_DATASET RECORDS_:
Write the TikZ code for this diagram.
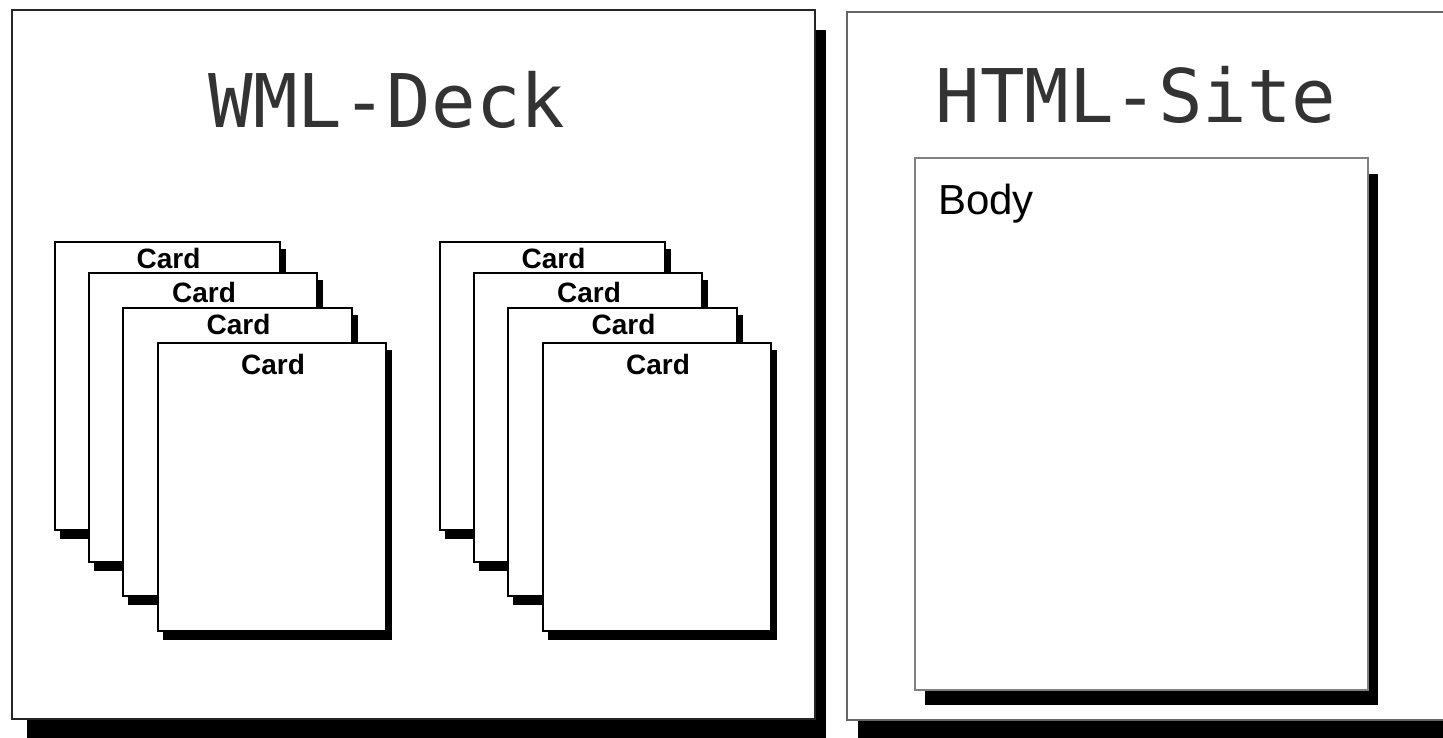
==
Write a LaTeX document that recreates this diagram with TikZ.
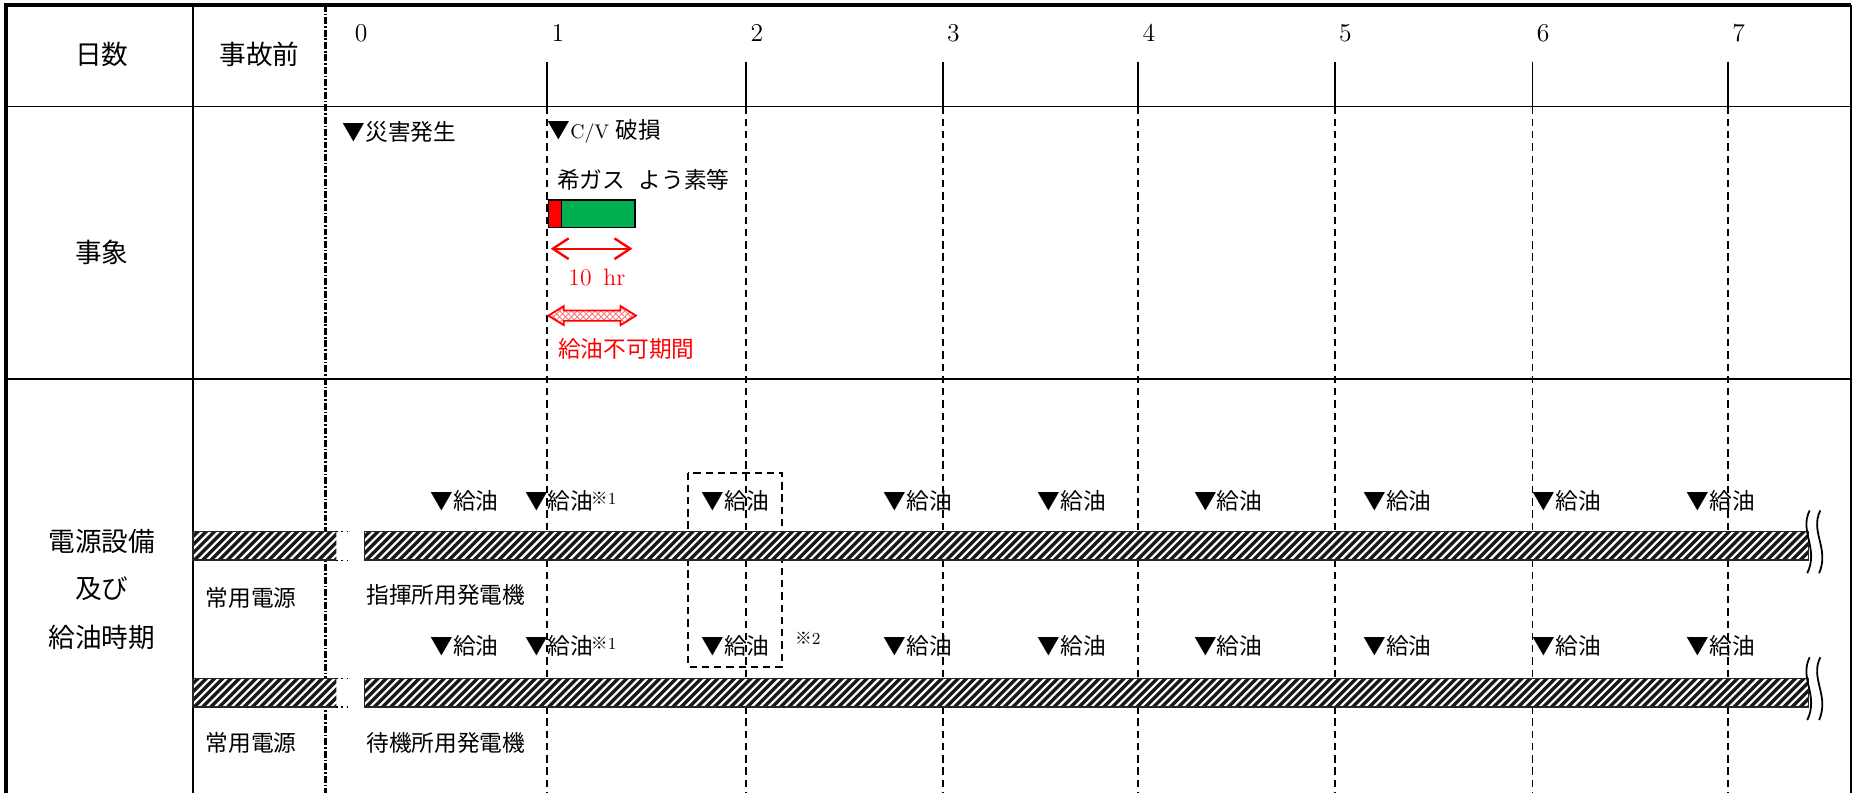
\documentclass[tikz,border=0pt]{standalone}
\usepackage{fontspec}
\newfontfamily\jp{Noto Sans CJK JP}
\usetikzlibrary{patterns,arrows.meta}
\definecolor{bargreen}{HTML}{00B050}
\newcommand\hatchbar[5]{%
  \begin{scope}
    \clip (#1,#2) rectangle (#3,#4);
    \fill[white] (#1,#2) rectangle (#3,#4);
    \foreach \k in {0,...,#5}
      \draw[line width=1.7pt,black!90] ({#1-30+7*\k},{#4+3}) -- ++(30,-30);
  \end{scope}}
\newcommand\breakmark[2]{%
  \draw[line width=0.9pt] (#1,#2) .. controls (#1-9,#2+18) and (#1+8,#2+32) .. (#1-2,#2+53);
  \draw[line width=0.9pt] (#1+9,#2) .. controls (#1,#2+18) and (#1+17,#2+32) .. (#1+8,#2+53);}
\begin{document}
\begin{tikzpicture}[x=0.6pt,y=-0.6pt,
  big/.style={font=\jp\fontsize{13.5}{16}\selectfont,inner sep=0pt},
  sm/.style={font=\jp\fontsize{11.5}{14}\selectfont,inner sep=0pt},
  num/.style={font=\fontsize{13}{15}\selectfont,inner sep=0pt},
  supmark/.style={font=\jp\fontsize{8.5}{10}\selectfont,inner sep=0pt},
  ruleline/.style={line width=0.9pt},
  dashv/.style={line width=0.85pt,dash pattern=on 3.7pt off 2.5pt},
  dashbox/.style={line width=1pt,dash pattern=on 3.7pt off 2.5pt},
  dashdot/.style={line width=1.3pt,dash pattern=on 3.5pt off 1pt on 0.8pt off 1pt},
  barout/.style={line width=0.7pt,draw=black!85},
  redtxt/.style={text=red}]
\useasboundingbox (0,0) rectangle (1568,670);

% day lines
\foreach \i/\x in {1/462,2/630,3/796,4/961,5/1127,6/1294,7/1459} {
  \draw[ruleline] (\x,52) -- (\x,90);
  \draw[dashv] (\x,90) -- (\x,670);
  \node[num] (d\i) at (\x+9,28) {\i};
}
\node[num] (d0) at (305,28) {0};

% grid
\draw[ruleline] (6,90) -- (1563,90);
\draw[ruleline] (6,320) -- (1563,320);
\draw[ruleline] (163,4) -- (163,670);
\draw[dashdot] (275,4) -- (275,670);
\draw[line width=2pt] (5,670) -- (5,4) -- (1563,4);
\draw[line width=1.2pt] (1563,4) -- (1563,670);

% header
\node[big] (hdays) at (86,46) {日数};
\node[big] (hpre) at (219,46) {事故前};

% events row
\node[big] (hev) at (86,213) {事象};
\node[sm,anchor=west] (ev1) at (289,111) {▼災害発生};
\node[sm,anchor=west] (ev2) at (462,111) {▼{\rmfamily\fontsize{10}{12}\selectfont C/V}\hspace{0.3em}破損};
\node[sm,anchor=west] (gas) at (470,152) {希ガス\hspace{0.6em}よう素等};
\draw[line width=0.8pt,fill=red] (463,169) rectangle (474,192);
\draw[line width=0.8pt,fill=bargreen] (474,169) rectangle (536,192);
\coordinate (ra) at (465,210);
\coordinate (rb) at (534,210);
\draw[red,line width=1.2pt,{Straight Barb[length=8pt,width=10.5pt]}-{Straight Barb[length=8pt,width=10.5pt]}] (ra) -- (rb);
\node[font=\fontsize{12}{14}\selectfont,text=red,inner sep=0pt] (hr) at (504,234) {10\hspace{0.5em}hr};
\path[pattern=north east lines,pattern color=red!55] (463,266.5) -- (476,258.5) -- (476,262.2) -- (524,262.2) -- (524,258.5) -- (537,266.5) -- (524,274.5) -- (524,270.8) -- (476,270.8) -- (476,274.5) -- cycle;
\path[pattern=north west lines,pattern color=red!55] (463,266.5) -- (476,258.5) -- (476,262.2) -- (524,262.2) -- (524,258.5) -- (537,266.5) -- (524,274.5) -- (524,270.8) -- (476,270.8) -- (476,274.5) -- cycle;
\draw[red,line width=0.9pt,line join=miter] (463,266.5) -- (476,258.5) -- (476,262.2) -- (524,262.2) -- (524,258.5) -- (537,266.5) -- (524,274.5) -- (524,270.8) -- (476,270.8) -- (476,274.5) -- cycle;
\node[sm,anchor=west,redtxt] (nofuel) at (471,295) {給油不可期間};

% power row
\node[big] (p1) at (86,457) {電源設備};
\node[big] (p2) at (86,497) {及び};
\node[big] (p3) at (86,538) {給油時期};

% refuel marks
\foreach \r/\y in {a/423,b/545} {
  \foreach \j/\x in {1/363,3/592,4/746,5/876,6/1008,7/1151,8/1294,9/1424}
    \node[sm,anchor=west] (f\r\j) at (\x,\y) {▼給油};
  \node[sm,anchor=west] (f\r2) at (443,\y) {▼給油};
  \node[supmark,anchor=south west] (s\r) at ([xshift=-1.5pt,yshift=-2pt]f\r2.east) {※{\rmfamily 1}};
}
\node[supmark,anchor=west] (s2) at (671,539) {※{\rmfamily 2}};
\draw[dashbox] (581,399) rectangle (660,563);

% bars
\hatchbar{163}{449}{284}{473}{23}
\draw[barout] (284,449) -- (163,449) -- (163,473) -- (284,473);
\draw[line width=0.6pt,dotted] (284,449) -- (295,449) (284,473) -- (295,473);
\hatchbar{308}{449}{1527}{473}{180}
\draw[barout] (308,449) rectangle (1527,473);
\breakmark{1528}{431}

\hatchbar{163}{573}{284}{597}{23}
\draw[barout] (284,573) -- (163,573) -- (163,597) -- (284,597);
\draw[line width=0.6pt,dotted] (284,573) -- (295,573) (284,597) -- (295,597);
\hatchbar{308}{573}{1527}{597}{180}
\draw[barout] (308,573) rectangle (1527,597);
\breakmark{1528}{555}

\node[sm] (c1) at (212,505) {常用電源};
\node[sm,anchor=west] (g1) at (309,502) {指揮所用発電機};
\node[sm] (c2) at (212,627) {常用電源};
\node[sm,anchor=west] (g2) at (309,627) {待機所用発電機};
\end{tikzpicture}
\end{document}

_GIVEN REQUEST_:
Please quote only the span of lines whose first line contains "Write a LaTeX" and whose last line contains "(hpre) at (219,46)", leaving every picture out.

_SOLUTION TO THE PROBLEM_:
Write a LaTeX document that recreates this diagram with TikZ.
\documentclass[tikz,border=0pt]{standalone}
\usepackage{fontspec}
\newfontfamily\jp{Noto Sans CJK JP}
\usetikzlibrary{patterns,arrows.meta}
\definecolor{bargreen}{HTML}{00B050}
\newcommand\hatchbar[5]{%
  \begin{scope}
    \clip (#1,#2) rectangle (#3,#4);
    \fill[white] (#1,#2) rectangle (#3,#4);
    \foreach \k in {0,...,#5}
      \draw[line width=1.7pt,black!90] ({#1-30+7*\k},{#4+3}) -- ++(30,-30);
  \end{scope}}
\newcommand\breakmark[2]{%
  \draw[line width=0.9pt] (#1,#2) .. controls (#1-9,#2+18) and (#1+8,#2+32) .. (#1-2,#2+53);
  \draw[line width=0.9pt] (#1+9,#2) .. controls (#1,#2+18) and (#1+17,#2+32) .. (#1+8,#2+53);}
\begin{document}
\begin{tikzpicture}[x=0.6pt,y=-0.6pt,
  big/.style={font=\jp\fontsize{13.5}{16}\selectfont,inner sep=0pt},
  sm/.style={font=\jp\fontsize{11.5}{14}\selectfont,inner sep=0pt},
  num/.style={font=\fontsize{13}{15}\selectfont,inner sep=0pt},
  supmark/.style={font=\jp\fontsize{8.5}{10}\selectfont,inner sep=0pt},
  ruleline/.style={line width=0.9pt},
  dashv/.style={line width=0.85pt,dash pattern=on 3.7pt off 2.5pt},
  dashbox/.style={line width=1pt,dash pattern=on 3.7pt off 2.5pt},
  dashdot/.style={line width=1.3pt,dash pattern=on 3.5pt off 1pt on 0.8pt off 1pt},
  barout/.style={line width=0.7pt,draw=black!85},
  redtxt/.style={text=red}]
\useasboundingbox (0,0) rectangle (1568,670);

% day lines
\foreach \i/\x in {1/462,2/630,3/796,4/961,5/1127,6/1294,7/1459} {
  \draw[ruleline] (\x,52) -- (\x,90);
  \draw[dashv] (\x,90) -- (\x,670);
  \node[num] (d\i) at (\x+9,28) {\i};
}
\node[num] (d0) at (305,28) {0};

% grid
\draw[ruleline] (6,90) -- (1563,90);
\draw[ruleline] (6,320) -- (1563,320);
\draw[ruleline] (163,4) -- (163,670);
\draw[dashdot] (275,4) -- (275,670);
\draw[line width=2pt] (5,670) -- (5,4) -- (1563,4);
\draw[line width=1.2pt] (1563,4) -- (1563,670);

% header
\node[big] (hdays) at (86,46) {日数};
\node[big] (hpre) at (219,46) {事故前};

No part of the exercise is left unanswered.